Chronique

Jan Schumacher

Trapèze

Jan Schumacher (tp, fgh), Richard Turegano (p), Yoni Zelnik (b), Frédéric Chapperon (dms), Emilie Lesbros (voc), Gueorgui Kornazov (tb), Issa Mourad (oud)

Label / Distribution : Autoproduction

Jan Schumacher traverse avec cette formation à géométrie variable de nombreux territoires sonores qui ont pour particularité commune de faire cohabiter un lyrisme ouvert à tous les vents et une motricité constamment entretenue par une section rythmique solide. La musique est ponctuée de lignes orientales, mais c’est un folklore bien à lui que met en son ce trompettiste, son petit monde onirique, où le quartet joue les compositions avec l’intensité d’une formation de bop lancée dans le jeu collectif. Toutefois, le jazz est envisagé ici comme une manière d’interagir, de faire circuler la musique, plutôt que comme idiome en soi. Schumacher s’appuie largement sur les flux d’énergie engendrés par le dialogue effréné entre les excellents Yoni Zelnik et Frédéric Chapperon pour laisser s’épanouir un discours aux accents délicieusement languides. Sonorité ouatée et attaque peu marquées donnent à ce phrasé inventif une certaine nonchalance, contrebalancée par la rectitude pulsatile et l’engagement physique que l’on perçoit ça et là, par exemple sur l’énergique « Fenouil ». Le piano de Richard Turegano donne de la cohérence à l’ensemble et assure constamment le lien entre l’assise rythmique et l’exposé mélodique.

A ce quartet viennent s’ajouter selon les plages les chants sans paroles d’Émilie Lesbos, le trombone de Gueorgui Kornazov ou le oud d’Issa Mourad. Ces invités interviennent sur plusieurs morceaux et se croisent entre eux, si bien qu’on croit entendre un septet dont certains membres s’effaceraient de temps en temps plus qu’un quartet « augmenté » tant leur impact sur la plastique de la musique est évident. Ce disque ne serait plus le même sans le chant, à qui sont confiés des épisodes importants, telle la magnifique introduction de « Sillage ». Lesbros y entretient avec Turegano une conversation qui, au départ bruitiste, se concrétise pour aboutir au motif rythmique qui sous-tend le reste du morceau. Avec le pianiste et Schumacher lui-même, elle s’amuse à rendre labyrinthique le titre « Zweifel » en dupliquant et décalant la phrase-thème, pourtant simple en apparence.

Kornazov, quant à lui, influe non pas sur l’architecture des titres mais sur leur intensité.
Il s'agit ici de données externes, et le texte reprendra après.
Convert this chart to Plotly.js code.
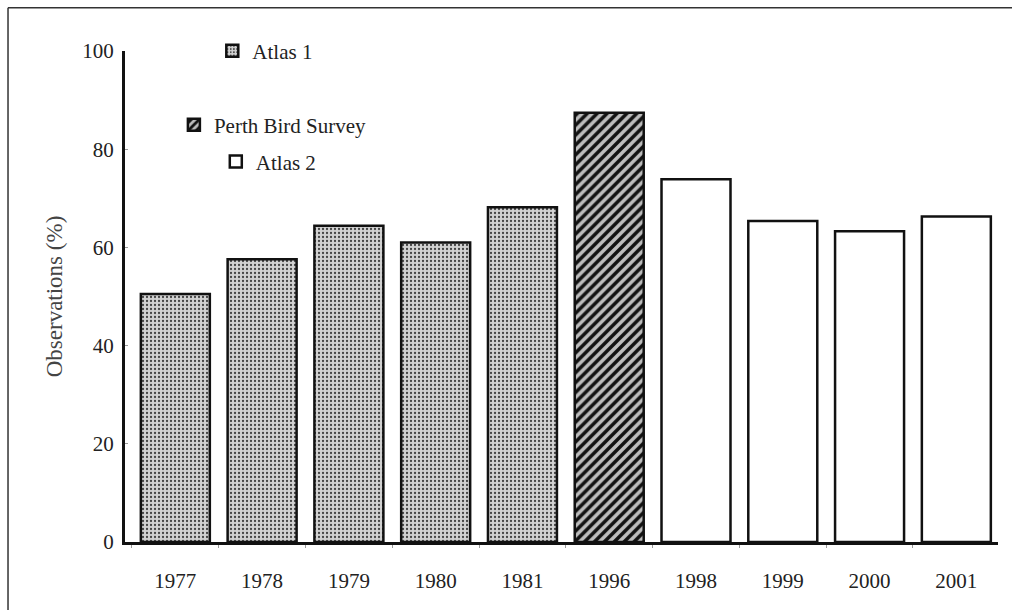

Son souffle fait des ravages à chaque apparition, mais on peut isoler son solo sur « Umwege », bien représentatif de sa capacité à entraîner le groupe dans son sillage. « Vicomte » doit pour partie sa puissance à la présence du tromboniste et son apport dans la masse orchestrale. La présence d’Issa Mourad équilibre la musique d’une autre manière : en l’ancrant davantage dans la tradition orientale. Sur « Le Stix », il éclaire d’une lumière ambrée les lignes des autres instruments, se calant tour à tour sur la contrebasse, la trompette ou le piano avant de prendre un solo magnifique. Toutes ces contributions, ces présences qui vont et viennent, apportent à Trapèze autant de cohésion que de diversité.

La thématique du voyage est ici omniprésente, entretenue par le mouvement inhérent à la musique comme par les influences multiculturelles des artistes. Le groupe se tient toutefois éloigné des exotismes faciles ; il reste centré sur l’improvisation et le jeu collectif, ne laissant à l’auditeur d’autre choix que de partager son enthousiasme manifeste. Précisons que le disque s’accompagne de la captation vidéo d’un concert donné sur la péniche L’Improviste en 2012. Le quartet accueillait ce soir là Gueorgui Kornazov. Une raison supplémentaire, s’il en fallait, de saisir au vol ce Trapèze réussi.